Peterson agrees that stores that don’t take into account an interactive user experience will be in trouble moving forward. He cited the example of Finish Line, the embattled athletic shoe retailer that in January announced plans to close up to a quarter of stores over the next few years following declining sales and supply chain disruptions.
“I’d say Finish Line is in the sights of failure,” said Peterson. “As an example, a while ago, Finish Line’s CEO [Glenn Lyon, replaced in January by Sam Sato] moved to open a showroom store, but after the ideas went through the executive team, the concept came out the same as the current stores. That’s stagnation.”
When reached for comment, Finish Line corporate communications team declined to respond to Peterson's comments, saying that the company is currently in a quiet period in advance of its upcoming earnings call.

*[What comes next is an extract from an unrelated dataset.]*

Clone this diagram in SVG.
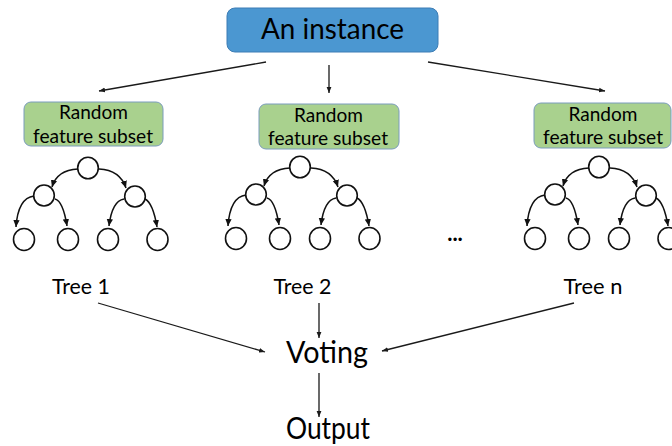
<svg xmlns="http://www.w3.org/2000/svg" xmlns:xlink="http://www.w3.org/1999/xlink" width="672" height="446" viewBox="0 0 672 446">
<style>
text{font-family:Lato,"Open Sans","Liberation Sans",sans-serif;fill:#000}
.lbl{text-anchor:middle}
.box-blue{fill:#4b97d1;stroke:#3d7db5;stroke-width:1}
.box-green{fill:#a9d18e;stroke:#7b9cbc;stroke-width:1}
.conn{stroke:#1a1a1a;stroke-width:1.3;fill:none;marker-end:url(#ah)}
.node{fill:#fff;stroke:#111;stroke-width:1.6}
.edge{stroke:#111;stroke-width:1.5;fill:none;marker-end:url(#th)}
</style>
<defs>
<marker id="ah" viewBox="0 0 10 10" refX="10" refY="5" markerWidth="6" markerHeight="6" markerUnits="userSpaceOnUse" orient="auto"><path d="M0,1 L10,5 L0,9 z" fill="#1a1a1a"/></marker>
<marker id="th" viewBox="0 0 10 10" refX="10" refY="5" markerWidth="7" markerHeight="7" markerUnits="userSpaceOnUse" orient="auto"><path d="M0,0.5 L10,5 L0,9.5 z" fill="#111"/></marker>
<g id="tree">
<path class="edge" d="M-10,1 Q-31,2 -36,19"/>
<path class="edge" d="M11,1 Q32,2 38,20"/>
<path class="edge" d="M-54,28 Q-70,30 -72,59"/>
<path class="edge" d="M-33,31 Q-25,33 -21,58"/>
<path class="edge" d="M36,31 Q24,33 21,58"/>
<path class="edge" d="M57,31 Q65,35 69,59"/>
<ellipse class="node" cx="0" cy="0" rx="10.3" ry="10.8"/>
<ellipse class="node" cx="-44" cy="27.5" rx="10.3" ry="10.5"/>
<ellipse class="node" cx="47" cy="28.5" rx="10.3" ry="10.5"/>
<ellipse class="node" cx="-64" cy="71.5" rx="10.5" ry="11"/>
<ellipse class="node" cx="-20" cy="71.5" rx="10.5" ry="11"/>
<ellipse class="node" cx="20" cy="71.5" rx="10.5" ry="11"/>
<ellipse class="node" cx="69.5" cy="71.5" rx="10.5" ry="11"/>
</g>
</defs>
<rect width="672" height="446" fill="#fff"/>
<g id="connectors">
<line class="conn" x1="266" y1="62" x2="99" y2="91"/>
<line class="conn" x1="329" y1="65" x2="329" y2="93"/>
<line class="conn" x1="428" y1="62" x2="605" y2="91"/>
<line class="conn" x1="98" y1="303" x2="265" y2="352"/>
<line class="conn" x1="319" y1="303" x2="319" y2="338"/>
<line class="conn" x1="574" y1="303" x2="382" y2="351"/>
<line class="conn" x1="319" y1="373" x2="319" y2="417"/>
</g>
<g id="instance">
<rect class="box-blue" x="227" y="8" width="211" height="44" rx="8"/>
<text class="lbl" x="332.5" y="39" font-size="29" textLength="143" lengthAdjust="spacingAndGlyphs">An instance</text>
</g>
<g id="subset1">
<rect class="box-green" x="24" y="102" width="139" height="44" rx="7"/>
<text class="lbl" x="93.5" y="119" font-size="20" textLength="69" lengthAdjust="spacingAndGlyphs">Random</text>
<text class="lbl" x="93" y="143" font-size="20" textLength="120" lengthAdjust="spacingAndGlyphs">feature subset</text>
</g>
<g id="subset2">
<rect class="box-green" x="259" y="104" width="140" height="45" rx="7"/>
<text class="lbl" x="328.5" y="122" font-size="20" textLength="69" lengthAdjust="spacingAndGlyphs">Random</text>
<text class="lbl" x="328" y="145" font-size="20" textLength="120" lengthAdjust="spacingAndGlyphs">feature subset</text>
</g>
<g id="subset3">
<rect class="box-green" x="534" y="103" width="137" height="45" rx="7"/>
<text class="lbl" x="603" y="121" font-size="20" textLength="69" lengthAdjust="spacingAndGlyphs">Random</text>
<text class="lbl" x="603" y="144" font-size="20" textLength="120" lengthAdjust="spacingAndGlyphs">feature subset</text>
</g>
<g id="tree1"><use xlink:href="#tree" href="#tree" transform="translate(88,168)"/></g>
<g id="tree2"><use xlink:href="#tree" href="#tree" transform="translate(300,167)"/></g>
<g id="tree3"><use xlink:href="#tree" href="#tree" transform="translate(599,167)"/></g>
<g id="ellipsis"><text class="lbl" x="455" y="241" font-size="22" font-weight="bold">...</text></g>
<g id="label-tree1"><text class="lbl" x="81" y="294" font-size="22" textLength="58" lengthAdjust="spacingAndGlyphs">Tree 1</text></g>
<g id="label-tree2"><text class="lbl" x="302.5" y="294" font-size="22" textLength="58" lengthAdjust="spacingAndGlyphs">Tree 2</text></g>
<g id="label-treen"><text class="lbl" x="593" y="294" font-size="22" textLength="59" lengthAdjust="spacingAndGlyphs">Tree n</text></g>
<g id="voting"><text class="lbl" x="327" y="363" font-size="31" textLength="82" lengthAdjust="spacingAndGlyphs">Voting</text></g>
<g id="output"><text class="lbl" x="328" y="439" font-size="30" textLength="84" lengthAdjust="spacingAndGlyphs">Output</text></g>
</svg>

By contrast, Peterson said, competing sporting goods retailers are actively working to shore up their market shares. He said Dick’s has done a great job in building its own brands, while Foot Locker has focused on hot products. Both stores, Peterson said, have opened smaller, more focused concept spaces which let them learn more about specific products and refocus their brands to appeal to younger, digitally-native customers—the types of steps that Sports Authority failed to take.
“Movement to newer ideas quickly is imperative. We’re not in a ‘Wait and see what happens’ era anymore, like it was the in the ’90s," Peterson said. "If retailers don’t move quickly to protect assets with better e-commerce and much better store experiences, especially with service, you will see a lot of closures in the next five years.”